■ GIVEN INSTRUCTION:
In the lines below, output everything from the first line through the line containing "107.7, 107.3, 104.8, 107.3, 107.7, 108.5, 109.9, 108.9, 108]" exactly as it is. Pictures are not part of the output.

■ RECORDED INFORMATION:
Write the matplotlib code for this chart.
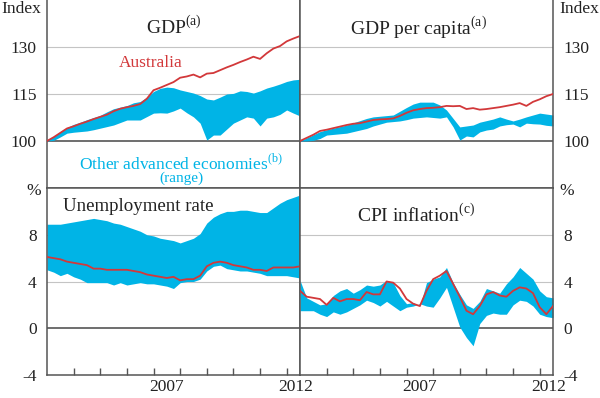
import matplotlib
matplotlib.use("Agg")
import matplotlib.pyplot as plt
import numpy as np

plt.rcParams['font.family'] = ['Liberation Serif', 'DejaVu Serif']
plt.rcParams['mathtext.fontset'] = 'custom'
plt.rcParams['mathtext.rm'] = 'Liberation Serif'

# quarterly observations, 2003 Q1 to mid 2012
quarters = [2003 + q / 4 for q in range(39)]

# GDP index (2003 = 100)
gdp_aus = [100, 101.2, 102.6, 104, 104.7, 105.5, 106.2, 107, 107.7, 108.4,
           109.5, 110.3, 110.8, 111.2, 111.8, 113.5, 116.2, 117, 117.9, 118.8,
           120.2, 120.6, 121.2, 120.3, 121.5, 121.7, 122.6, 123.5, 124.3, 125.2,
           126, 126.9, 126.2, 128, 129.5, 130.3, 131.8, 132.7, 133.5]
gdp_hi = [100, 101.5, 103, 104.3, 105.3, 106, 106.8, 107.5, 108.2, 109.3,
          110.3, 110.8, 111.3, 112.2, 112.6, 114, 115.8, 116.8, 117.2, 117,
          116.3, 115.8, 115.3, 114.5, 113.4, 113.1, 114, 115, 115.2, 116,
          115.8, 115.3, 116, 116.9, 117.5, 118.2, 119, 119.5, 119.7]
gdp_lo = [100, 100.2, 101.3, 102.5, 102.8, 103, 103.2, 103.6, 104.1, 104.6,
          105.1, 105.9, 106.7, 106.7, 106.7, 107.8, 108.9, 109, 108.9, 109.6,
          110.5, 109, 107.7, 105.7, 100.3, 101.9, 101.9, 103.8, 105.7, 106.7,
          107.7, 107.3, 104.8, 107.3, 107.7, 108.5, 109.9, 108.9, 108]

# GDP per capita index
gdppc_aus = [100, 101, 102, 103.2, 103.6, 104.1, 104.6, 105.1, 105.5, 105.7,
             106.2, 106.7, 106.9, 107, 107.2, 108, 109, 109.8, 110.2, 110.5,
             110.6, 110.8, 111.2, 111.1, 111.2, 110.2, 110.5, 110, 110.2, 110.5,
             110.8, 111.2, 111.6, 112.1, 111.2, 112.5, 113.3, 114.3, 115]
gdppc_hi = [100, 101, 102, 103, 103.6, 104.1, 104.6, 105.1, 105.8, 106.5,
            107.2, 107.7, 107.9, 108.1, 108.3, 109.5, 110.7, 111.8, 112.4, 112.4,
            112.4, 111.5, 109.9, 107.2, 104.5, 104.8, 105.1, 106, 106.5, 107,
            107.7, 107, 106.4, 107, 107.7, 108.3, 108.9, 108.6, 108.3]
gdppc_lo = [100, 100, 100.2, 100.8, 101.9, 102.1, 102.3, 102.5, 103, 103.5,
            104, 104.8, 105.4, 106, 106.2, 106.4, 106.8, 107.3, 107.5, 107.7,
            107.5, 107.3, 107.7, 104.5, 100.3, 101.6, 101.3, 102.9, 103.5, 103.8,
            104.8, 105.2, 105.4, 104.5, 105.7, 105.5, 105.4, 105, 104.8]

# unemployment rate, %
unemp_aus = [6.1, 6.0, 5.9, 5.7, 5.6, 5.5, 5.4, 5.1, 5.1, 5.0,
             5.0, 5.0, 5.0, 4.9, 4.8, 4.6, 4.5, 4.4, 4.3, 4.4,
             4.1, 4.2, 4.2, 4.5, 5.3, 5.6, 5.7, 5.6, 5.4, 5.3,
             5.2, 5.0, 5.0, 4.9, 5.2, 5.2, 5.2, 5.2, 5.3]
unemp_hi = [8.9, 8.9, 8.9, 9.0, 9.1, 9.2, 9.3, 9.4, 9.3, 9.2,
            9.0, 8.9, 8.7, 8.5, 8.3, 8.0, 7.9, 7.7, 7.6, 7.5,
            7.3, 7.5, 7.7, 8.1, 9.0, 9.5, 9.8, 10.0, 10.0, 10.1,
            10.1, 10.0, 9.9, 9.9, 10.3, 10.7, 11.0, 11.2, 11.4]
unemp_lo = [5.0, 4.8, 4.5, 4.7, 4.4, 4.2, 3.9, 3.9, 3.9, 3.9,
            3.7, 3.9, 3.7, 3.8, 3.9, 3.8, 3.8, 3.7, 3.6, 3.4,
            3.9, 4.0, 4.0, 4.2, 4.9, 5.3, 5.4, 5.1, 5.0, 4.9,
            4.9, 4.8, 4.7, 4.5, 4.5, 4.5, 4.5, 4.4, 4.3]

# CPI inflation, year-ended %
cpi_aus = [3.2, 2.7, 2.6, 2.5, 2.0, 2.6, 2.3, 2.5, 2.5, 2.4,
           3.1, 2.9, 2.9, 4.0, 3.9, 3.4, 2.5, 2.1, 1.9, 3.2,
           4.2, 4.5, 4.9, 3.8, 2.7, 1.5, 1.2, 1.9, 2.9, 3.1,
           2.8, 2.7, 3.2, 3.5, 3.4, 3.0, 1.8, 1.2, 1.9]
cpi_hi = [4.1, 2.6, 2.3, 2.0, 2.1, 2.8, 3.2, 3.4, 3.0, 3.3,
          3.7, 3.6, 3.7, 4.1, 3.9, 2.8, 2.1, 2.2, 1.9, 3.9,
          4.2, 4.4, 5.2, 3.9, 2.9, 2.0, 1.7, 2.3, 3.4, 3.2,
          3.0, 3.8, 4.4, 5.2, 4.7, 4.2, 3.2, 2.7, 2.6]
cpi_lo = [1.5, 1.5, 1.5, 1.2, 1.0, 1.4, 1.2, 1.4, 1.7, 2.0,
          2.4, 2.2, 1.9, 2.3, 1.9, 1.5, 1.8, 1.9, 2.1, 1.9,
          1.8, 2.6, 3.5, 1.8, 0.1, -0.8, -1.5, 0.4, 1.1, 1.3,
          1.2, 1.2, 2.0, 2.4, 2.3, 1.9, 1.2, 1.0, 0.9]

idx_ticks = [100, 115, 130]
pct_ticks = [-4, 0, 4, 8]
year_ticks = list(range(2004, 2013))
year_labels = ['2007', '2012']

BLUE = '#00b4e6'
RED = '#d2383a'
DARK = '#555555'
GRID = '#c4c4c4'
TXT = '#222222'
TS = 12.5  # tick label size

fig = plt.figure(figsize=(6.0, 3.98), dpi=100)
L, R = 47 / 600, 553 / 600
MID = 300 / 600
Y0, Y1, Y2 = 1 - 375 / 398, 1 - 188 / 398, 1.0

ax_gdp = fig.add_axes([L, Y1, MID - L, Y2 - Y1])
ax_pc = fig.add_axes([MID, Y1, R - MID, Y2 - Y1])
ax_un = fig.add_axes([L, Y0, MID - L, Y1 - Y0])
ax_cpi = fig.add_axes([MID, Y0, R - MID, Y1 - Y0])

panels = [
    (ax_gdp, gdp_lo, gdp_hi, gdp_aus, (85, 145), idx_ticks, 100, 'left'),
    (ax_pc, gdppc_lo, gdppc_hi, gdppc_aus, (85, 145), idx_ticks, 100, 'right'),
    (ax_un, unemp_lo, unemp_hi, unemp_aus, (-4, 12), pct_ticks, 0, 'left'),
    (ax_cpi, cpi_lo, cpi_hi, cpi_aus, (-4, 12), pct_ticks, 0, 'right'),
]

for ax, lo, hi, aus, ylim, yt, base, side in panels:
    ax.fill_between(quarters, lo, hi, color=BLUE, lw=0, zorder=2)
    ax.plot(quarters, aus, color=RED, lw=1.3, zorder=3)
    for v in yt:
        if v == base:
            ax.axhline(v, color=DARK, lw=1.2, zorder=1)
        elif v > ylim[0]:
            ax.axhline(v, color=GRID, lw=0.8, zorder=1)
    ax.set_xlim(2003, 2012.5)
    ax.set_ylim(*ylim)
    ax.set_yticks(yt)
    ax.set_yticklabels([str(v) for v in yt])
    ax.tick_params(axis='y', left=False, right=False,
                   labelleft=(side == 'left'), labelright=(side == 'right'),
                   labelsize=TS, colors=TXT, pad=4)
    for s in ax.spines.values():
        s.set_color(DARK)
        s.set_linewidth(1.1)

for ax in (ax_gdp, ax_pc):
    ax.set_xticks([])
    ax.spines['top'].set_visible(False)

for ax in (ax_un, ax_cpi):
    ax.set_xticks(year_ticks, minor=True)
    ax.set_xticks([2007.5, 2012.35])
    ax.set_xticklabels(year_labels)
    ax.tick_params(axis='x', which='minor', direction='in', length=5,
                   color=DARK, width=1)
    ax.tick_params(axis='x', which='major', length=0, labelsize=TS,
                   colors=TXT, pad=3)

# unit labels
fig.text(41 / 600, 1 - 9 / 398, 'Index', ha='right', va='center',
         fontsize=TS, color=TXT)
fig.text(559 / 600, 1 - 9 / 398, 'Index', ha='left', va='center',
         fontsize=TS, color=TXT)
fig.text(41 / 600, Y1 - 3 / 398, '%', ha='right', va='center',
         fontsize=TS, color=TXT)
fig.text(559 / 600, Y1 - 3 / 398, '%', ha='left', va='center',
         fontsize=TS, color=TXT)

# panel titles and labels
ax_gdp.text(0.5, 0.86, r'GDP$^{\rm (a)}$', transform=ax_gdp.transAxes,
            ha='center', va='center', fontsize=14, color=TXT)
ax_pc.text(0.47, 0.855, r'GDP per capita$^{\rm (a)}$', transform=ax_pc.transAxes,
           ha='center', va='center', fontsize=14, color=TXT)
ax_un.text(0.063, 0.9, 'Unemployment rate', transform=ax_un.transAxes,
           ha='left', va='center', fontsize=13.6, color=TXT)
ax_cpi.text(0.46, 0.86, r'CPI inflation$^{\rm (c)}$', transform=ax_cpi.transAxes,
            ha='center', va='center', fontsize=14, color=TXT)
ax_gdp.text(0.41, 0.665, 'Australia', transform=ax_gdp.transAxes,
            ha='center', va='center', fontsize=12.4, color=RED)
ax_gdp.text(0.53, 0.135, r'Other advanced economies$^{\rm (b)}$',
            transform=ax_gdp.transAxes, ha='center', va='center',
            fontsize=12.5, color=BLUE)
ax_gdp.text(0.53, 0.05, '(range)', transform=ax_gdp.transAxes,
            ha='center', va='center', fontsize=11, color=BLUE)

fig.savefig('out.png', dpi=100)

■ ANSWER BELOW:
Write the matplotlib code for this chart.
import matplotlib
matplotlib.use("Agg")
import matplotlib.pyplot as plt
import numpy as np

plt.rcParams['font.family'] = ['Liberation Serif', 'DejaVu Serif']
plt.rcParams['mathtext.fontset'] = 'custom'
plt.rcParams['mathtext.rm'] = 'Liberation Serif'

# quarterly observations, 2003 Q1 to mid 2012
quarters = [2003 + q / 4 for q in range(39)]

# GDP index (2003 = 100)
gdp_aus = [100, 101.2, 102.6, 104, 104.7, 105.5, 106.2, 107, 107.7, 108.4,
           109.5, 110.3, 110.8, 111.2, 111.8, 113.5, 116.2, 117, 117.9, 118.8,
           120.2, 120.6, 121.2, 120.3, 121.5, 121.7, 122.6, 123.5, 124.3, 125.2,
           126, 126.9, 126.2, 128, 129.5, 130.3, 131.8, 132.7, 133.5]
gdp_hi = [100, 101.5, 103, 104.3, 105.3, 106, 106.8, 107.5, 108.2, 109.3,
          110.3, 110.8, 111.3, 112.2, 112.6, 114, 115.8, 116.8, 117.2, 117,
          116.3, 115.8, 115.3, 114.5, 113.4, 113.1, 114, 115, 115.2, 116,
          115.8, 115.3, 116, 116.9, 117.5, 118.2, 119, 119.5, 119.7]
gdp_lo = [100, 100.2, 101.3, 102.5, 102.8, 103, 103.2, 103.6, 104.1, 104.6,
          105.1, 105.9, 106.7, 106.7, 106.7, 107.8, 108.9, 109, 108.9, 109.6,
          110.5, 109, 107.7, 105.7, 100.3, 101.9, 101.9, 103.8, 105.7, 106.7,
          107.7, 107.3, 104.8, 107.3, 107.7, 108.5, 109.9, 108.9, 108]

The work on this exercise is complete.